Your peers affect your IQ

If you want to get brighter, only mix with the brightest, or suffer the consequences

That’s according to Professor James Flynn, who was once considered controversial because of his research which suggested that people were getting more intelligent each generation – the Flynn Effect.

IQ

In his new book “Does your family make you smarter” he proposes that intelligence, rather than plateauing at 18 years of age, can increase throughout adulthood, providing you have a stimulating lifestyle.

Households where people talk, challenge, joke  and share cultural pastimes can boost the IQ of family members by several points. And workplaces that impose intellectual challenges on staff can over time raise their individual intelligence.

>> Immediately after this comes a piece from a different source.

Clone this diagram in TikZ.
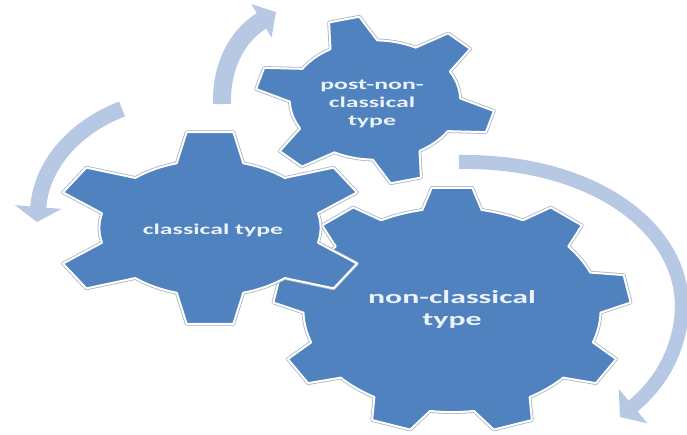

The opposite is also true. People who share a home or workplace with dullards for any length of time risk seeing their IQ enter a sharp decline because of lack of stimulation.

Flynn also says

Intelligence has always been thought to be static … the new evidence shows that this is wrong. The brain seems to be rather like a muscle – the more you use it, the stronger it gets. That means you can upgrade your intelligence during your lifetime

He suggests the best way to improve your IQ is to marry someone smarter than you, find an intellectually stimulating job, and hang out with bright friends.

 

Up to now we’ve believed that intelligence is controlled by genes influenced by our nutrition and environment up to age 18 when it stabilises.

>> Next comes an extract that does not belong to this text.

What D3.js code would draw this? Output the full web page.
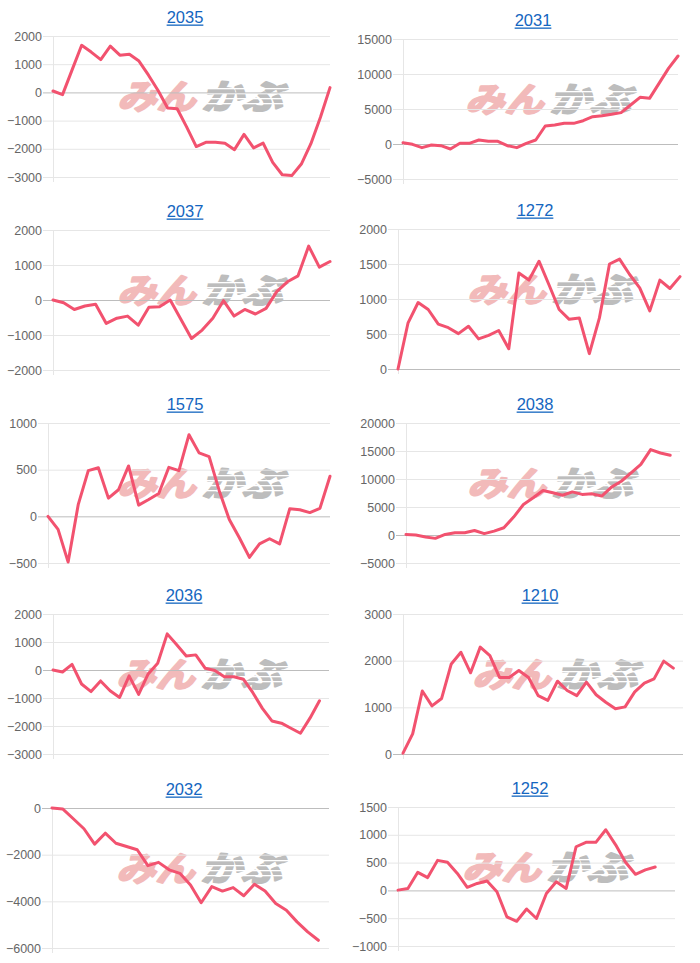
<!DOCTYPE html>
<html><head><meta charset="utf-8">
<script src="https://cdn.jsdelivr.net/npm/d3@7"></script>
<style>body{margin:0;background:#fff;} svg{display:block;}</style>
</head><body>
<svg id="c" width="700" height="963"></svg>
<script>
// ---- data ----
const titles = ["2035","2031","2037","1272","1575","2038","2036","1210","2032","1252"];

const s2035 = [50,-80,800,1670,1430,1160,1640,1320,1350,1110,610,70,-550,-580,-1230,-1920,-1770,-1770,-1800,-2030,-1490,-1970,-1800,-2480,-2920,-2950,-2540,-1820,-880,170];
const s2031 = [190,-50,-520,-140,-240,-710,100,100,570,380,380,-240,-520,100,570,2570,2710,2950,2950,3330,3900,4050,4240,4480,5570,6670,6520,8660,10800,12570];
const s2037 = [0,-80,-270,-170,-120,-670,-520,-460,-720,-210,-190,0,-550,-1100,-860,-520,-20,-460,-270,-400,-240,240,520,690,1540,940,1100];
const s1272 = [0,660,950,850,640,590,505,610,430,480,550,290,1370,1270,1540,1200,850,710,730,220,730,1500,1570,1350,1160,830,1270,1150,1320];
const s1575 = [0,-140,-490,125,490,520,195,285,540,120,180,245,525,490,875,680,640,275,-35,-230,-440,-295,-240,-295,80,70,40,85,430];
const s2038 = [100,0,-350,-600,100,400,400,800,250,700,1300,3200,5450,6650,7950,7550,7100,7700,7250,7350,6950,8550,9600,11100,12600,15250,14650,14250,null];
const s2036 = [0,-70,200,-500,-770,-390,-740,-980,-210,-870,-140,240,1290,900,500,540,60,-20,-240,-240,-330,-810,-1370,-1820,-1900,-2080,-2260,-1720,-1100,null];
const s1210 = [20,430,1350,1030,1190,1930,2180,1740,2290,2110,1640,1640,1790,1640,1250,1150,1560,1360,1250,1540,1270,1110,970,1010,1330,1520,1610,1990,1840,null];
const s2032 = [0,-40,-460,-890,-1550,-1080,-1510,-1650,-1790,-2470,-2330,-2650,-2800,-3300,-4060,-3370,-3560,-3410,-3760,-3270,-3560,-4090,-4380,-4880,-5310,-5670,null];
const s1252 = [5,35,325,230,540,505,305,55,125,170,-25,-475,-555,-335,-505,-55,155,35,785,865,865,1090,820,505,290,370,420,null,null];

const series = [s2035,s2031,s2037,s1272,s1575,s2038,s2036,s1210,s2032,s1252];

const t2035 = [-3000,-2000,-1000,0,1000,2000];
const t2031 = [-5000,0,5000,10000,15000];
const t2037 = [-2000,-1000,0,1000,2000];
const t1272 = [0,500,1000,1500,2000];
const t1575 = [-500,0,500,1000];
const t2038 = [-5000,0,5000,10000,15000,20000];
const t2036 = [-3000,-2000,-1000,0,1000,2000];
const t1210 = [0,1000,2000,3000];
const t2032 = [-6000,-4000,-2000,0];
const t1252 = [-1000,-500,0,500,1000,1500];
const tickSets = [t2035,t2031,t2037,t1272,t1575,t2038,t2036,t1210,t2032,t1252];

// ---- layout (plot boxes) ----
const layout = [
  {l:53,  r:330, t:36,  b:177, tx:185},
  {l:403, r:678, t:39,  b:179, tx:533},
  {l:53,  r:330, t:230, b:370, tx:185},
  {l:398, r:680, t:229, b:369, tx:535},
  {l:48,  r:330, t:423, b:563, tx:185},
  {l:406, r:680, t:423, b:563, tx:535},
  {l:53,  r:329, t:614, b:754, tx:184},
  {l:403, r:683, t:614, b:754, tx:540},
  {l:52,  r:329, t:808, b:948, tx:184},
  {l:398, r:675, t:807, b:946, tx:530}
];

const LINE = "#f2526f";
const svg = d3.select("#c");
svg.append("rect").attr("width",700).attr("height",963).attr("fill","#fff");

series.forEach((vals, k) => {
  const L = layout[k];
  const ticks = tickSets[k];
  const g = svg.append("g");
  const x = d3.scalePoint().domain(d3.range(vals.length)).range([L.l, L.r]);
  const y = d3.scaleLinear().domain(d3.extent(ticks)).range([L.b, L.t]);

  // watermark
  const cx = L.tx + 18, cy = L.t + 60;
  const wm = g.append("g");
  wm.append("text").attr("transform", `translate(${cx-82},${cy}) skewX(-16) scale(1.15,1)`)
    .attr("dy","0.38em")
    .attr("font-family","'Noto Sans CJK JP'").attr("font-weight",700).attr("font-size",34)
    .attr("fill","#f2baba").attr("stroke","#f2baba").attr("stroke-width",2.2).attr("stroke-linejoin","round")
    .text("みん");
  wm.append("text").attr("transform", `translate(${cx+2},${cy}) skewX(-16) scale(1.2,1)`)
    .attr("dy","0.38em")
    .attr("font-family","'Noto Sans CJK JP'").attr("font-weight",700).attr("font-size",34)
    .attr("fill","#bdbdbd").attr("stroke","#bdbdbd").attr("stroke-width",2.2).attr("stroke-linejoin","round")
    .text("かぶ");
  [-8,-3,2,7].forEach(o => {
    wm.append("rect").attr("x",cx+2).attr("y",cy+o).attr("width",86).attr("height",1.3).attr("fill","#fff");
  });

  // y axis with gridlines
  const W = L.r - L.l;
  const ax = g.append("g").attr("transform",`translate(${L.l-10},0)`)
    .call(d3.axisLeft(y).tickValues(ticks).tickSize(-(W+10)).tickPadding(1).tickFormat(d3.format("d")));
  ax.select(".domain").remove();
  ax.selectAll(".tick line").attr("stroke", d => d === 0 ? "#bdbdbd" : "#e6e6e6").attr("stroke-width",1);
  ax.selectAll(".tick text").attr("fill","#666").attr("font-family","'Liberation Sans', Arial, sans-serif")
    .attr("font-size",12.5);
  // left border
  g.append("line").attr("x1",L.l+0.5).attr("x2",L.l+0.5).attr("y1",L.t).attr("y2",L.b+5)
    .attr("stroke","#e6e6e6");

  // line
  const line = d3.line().defined(d => d != null).x((d,i) => x(i)).y(d => y(d));
  g.append("path").datum(vals).attr("d", line).attr("fill","none")
    .attr("stroke",LINE).attr("stroke-width",3).attr("stroke-linejoin","round").attr("stroke-linecap","round");

  // title
  const tt = g.append("text").attr("x",L.tx).attr("y",L.t-13).attr("text-anchor","middle")
    .attr("font-family","'Liberation Sans', Arial, sans-serif").attr("font-size",16.5)
    .attr("fill","#1466c0").text(titles[k]);
  const tw = tt.node().getComputedTextLength();
  g.append("rect").attr("x",L.tx - tw/2).attr("y",L.t-11.5).attr("width",tw).attr("height",1.3).attr("fill","#1466c0");
});
</script>
</body></html>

Flynn’s research took 65 years of IQ tests from the US and correlating the  results with the age of the people creating IQ age tables. From these he draws two conclusions. The cognitive quality of a family alters the IQ of all members but especially children i.e. it can lift them or hold them back.

For example a bright child of 10 with siblings of average intelligence will suffer on average a 5-10 point IQ disadvantage compared to a similar child with equally bright brothers and sisters.  A child with a lower IQ can gain 6-8 points by having brighter siblings and educational support…

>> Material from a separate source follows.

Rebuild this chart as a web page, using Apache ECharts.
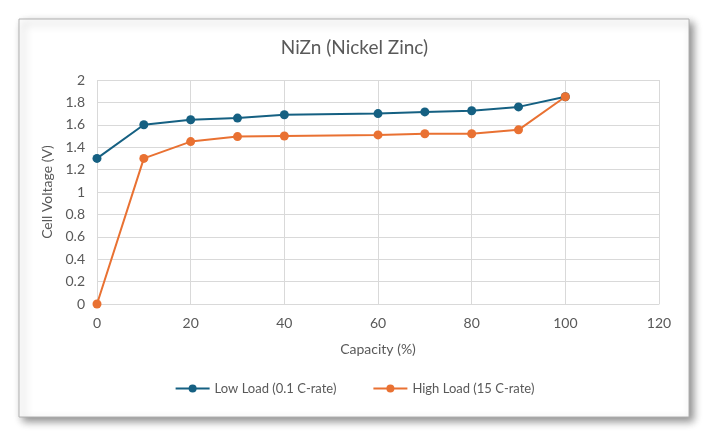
<!DOCTYPE html>
<html>
<head>
<meta charset="utf-8">
<script src="https://cdn.jsdelivr.net/npm/echarts@6/dist/echarts.min.js"></script>
<style>
  html, body { margin: 0; padding: 0; background: #fff; }
  #main { width: 709px; height: 437px; }
</style>
</head>
<body>
<div id="main"></div>
<script>
// capacity (%) for each reading
var capacity = [0, 10, 20, 30, 40, 60, 70, 80, 90, 100];
var lowLoad = [1.3, 1.6, 1.645, 1.66, 1.69, 1.70, 1.715, 1.725, 1.76, 1.85];
var highLoad = [0, 1.3, 1.45, 1.495, 1.50, 1.51, 1.52, 1.52, 1.555, 1.85];
var seriesNames = ['Low Load (0.1 C-rate)', 'High Load (15 C-rate)'];

var font = 'Lato, "Noto Sans", sans-serif';
var chart = echarts.init(document.getElementById('main'));

function pairs(xs, ys) {
  return xs.map(function (x, i) { return [x, ys[i]]; });
}

var option = {
  animation: false,
  color: ['#156082', '#E97132'],
  textStyle: { fontFamily: font },
  graphic: [{
    type: 'rect',
    shape: { x: 19, y: 19, width: 670, height: 398 },
    style: {
      fill: '#fff',
      stroke: '#b0b0b0',
      lineWidth: 1,
      shadowBlur: 8,
      shadowOffsetX: 4,
      shadowOffsetY: 4,
      shadowColor: 'rgba(0,0,0,0.45)'
    },
    z: -10
  }],
  title: {
    text: 'NiZn (Nickel Zinc)',
    left: 'center',
    top: 33,
    textStyle: { fontFamily: font, fontSize: 19, fontWeight: 'normal', color: '#595959' }
  },
  legend: {
    bottom: 37,
    left: 'center',
    itemGap: 36,
    itemWidth: 34,
    itemHeight: 10,
    data: seriesNames,
    textStyle: { fontFamily: font, fontSize: 13, color: '#595959' }
  },
  grid: { left: 97, right: 50, top: 80, bottom: 133 },
  xAxis: {
    type: 'value',
    min: 0, max: 120, interval: 20,
    name: 'Capacity (%)',
    nameLocation: 'middle',
    nameGap: 38,
    nameTextStyle: { fontFamily: font, fontSize: 14, color: '#595959' },
    axisLine: { lineStyle: { color: '#d9d9d9' } },
    axisTick: { show: false },
    axisLabel: { fontFamily: font, fontSize: 14, color: '#595959', margin: 12 },
    splitLine: { lineStyle: { color: '#d9d9d9' } }
  },
  yAxis: {
    type: 'value',
    min: 0, max: 2, interval: 0.2,
    name: 'Cell Voltage (V)',
    nameLocation: 'middle',
    nameGap: 42,
    nameTextStyle: { fontFamily: font, fontSize: 14, color: '#595959' },
    axisLine: { show: false },
    axisTick: { show: false },
    axisLabel: { fontFamily: font, fontSize: 14, color: '#595959', margin: 12 },
    splitLine: { lineStyle: { color: '#d9d9d9' } }
  },
  series: [
    {
      name: seriesNames[0],
      type: 'line',
      data: pairs(capacity, lowLoad),
      symbol: 'circle',
      symbolSize: 9,
      lineStyle: { width: 2 }
    },
    {
      name: seriesNames[1],
      type: 'line',
      data: pairs(capacity, highLoad),
      symbol: 'circle',
      symbolSize: 9,
      lineStyle: { width: 2 }
    }
  ]
};

chart.setOption(option);
</script>
</body>
</html>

He also believes, based on this research, that although genetics and early life experience determine about 80% of intelligence the rest is strongly linked to our lifestyle as adults.

As you leave childhood behind the legacy of your family diminishes but the game is not over. A large proportion of your cognitive quality is now in your own hands. You can change it yourself and your IQ can vary through life according to your own efforts… Going through life feeling your childhood is holding you back is misunderstanding how much power you have to improve yourself

says Flynn.

In 2011 researchers at the University of Pennsylvania said that they found that high IQ scores are a result of high intelligence plus motivation whereas low IQ scores could be because of the lack of either intelligence or motivation (published in the Proceedings of the National Academy of Sciences).

 

Research in Scotland found that people with mentally stimulating jobs suffered less cognitive decline as they got older.

And recently researchers at the University of Texas found that busy over-50s had higher cognitive scores than younger people.

Experts in emotional intelligence have long held that EI, unlike IQ, continues to develop into adulthood. Now it seems we have the capacity to develop both our cognitive and socio-emotional skills.